Pour appuyer le choix de ne pas intellectualiser et rationaliser trop les choses, et de jouer plutôt sur les sens, Léa Mysius peut compter sur un talent de réalisatrice tout à fait remarquable. Devant sa caméra, les paysages alpins semblent déjà nous raconter quelque chose, dès le générique de début. Il y a également quelque chose de très charnel dans ses images, dans sa manière de filmer les corps, les visages. La force d’évocation de ses plans la dispense de trop recourir aux discours explicatifs : on ressent les personnages et leurs émotions, nul besoin de trop nous en dire sur eux.
L’apport du chef opérateur Paul Guilhaume, qui occupait déjà ce poste sur Ava (le précédent film de Léa Mysius) et qui sur ce film a également travaillé sur le scénario, est précieux : les couleurs et la lumière sur Les Cinq diables sont d’une expressivité subtile mais envoutante (le choix d’avoir tourné en 35mm est directement lié à ce résultat). Certains plans sur la nature font songer à des tableaux, sans pour autant paraître fortuits ou poseurs, tant ils semblent faire partie intégrante de l’histoire.

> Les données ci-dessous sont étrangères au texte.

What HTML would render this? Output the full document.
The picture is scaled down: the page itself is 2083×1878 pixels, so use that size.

On se gardera de « spoiler » cette même histoire, qui manie les paradoxes temporels avec une belle liberté. Mais disons que le film raconte, à sa (très) singulière façon, le rapport entre un enfant (une petite fille, en l’occurrence) et le passé de sa famille (un thème inépuisable que celui de l’impact du passé familial sur le présent) ; passé qu’il découvre par le biais d’un odorat tout à fait extraordinaire. L’odorat qui est un sens, et ce n’est pas un hasard : le film, dans son ensemble, propose une expérience sensorielle, tout en reposant sur une narration extrêmement solide. Le scénario traite également d’amour filial (la relation mère-fille est centrale dans le film ; on notera d’ailleurs cette magnifique question posée par Vicky à sa mère Joanne : Est-ce que tu m’aimais avant que j’existe ?

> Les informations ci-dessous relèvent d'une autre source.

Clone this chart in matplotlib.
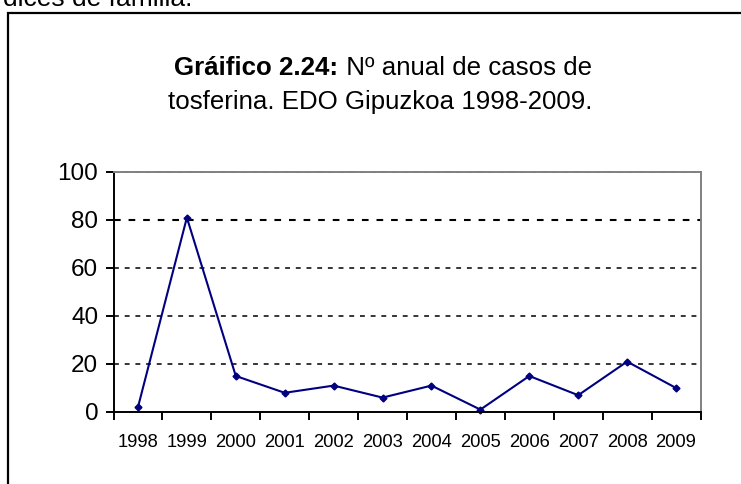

) et de racisme, par le biais de celui dont est quotidiennement victime le personnage de Vicky.
Adèle Exarchopoulos, Swala Emati, Moustapha Mbengue, Daphné Patakia (vue dans Benedetta et surtout dans la réjouissante série OVNI) et le trop rare Patrick Bouchitey donnent tous corps à cette histoire habitée par l’amour (car c’est aussi une très belle histoire d’amour qu’on nous raconte ici), le mystère et le feu. Quant à la toute jeune Sally Dramé, elle est épatante – il se pourrait bien que Léa Mysius ait déniché ici une futur grande comédienne.

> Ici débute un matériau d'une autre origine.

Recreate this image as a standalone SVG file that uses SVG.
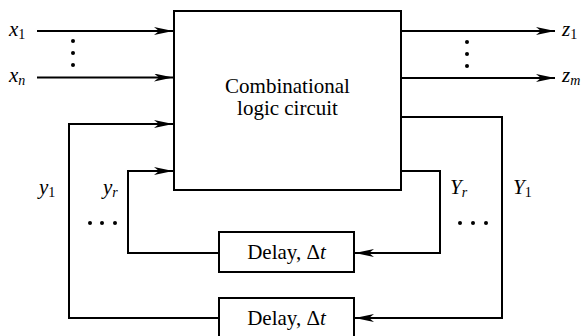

Les Cinq diables propose un récit passionnant autour du passé familial et de l'amour filial, récit ponctué de troublants paradoxes temporels et véhiculé par des images intenses et expressives. C'est aussi un film mystérieux, à l'image de son titre énigmatique dont la signification m'échappe encore. Mais si on retient le fait que le cinéma de Léa Mysius est davantage sensoriel que cérébral, on pourrait se risquer à penser, sans certitude aucune, que ces cinq diables
désignent les cinq sens...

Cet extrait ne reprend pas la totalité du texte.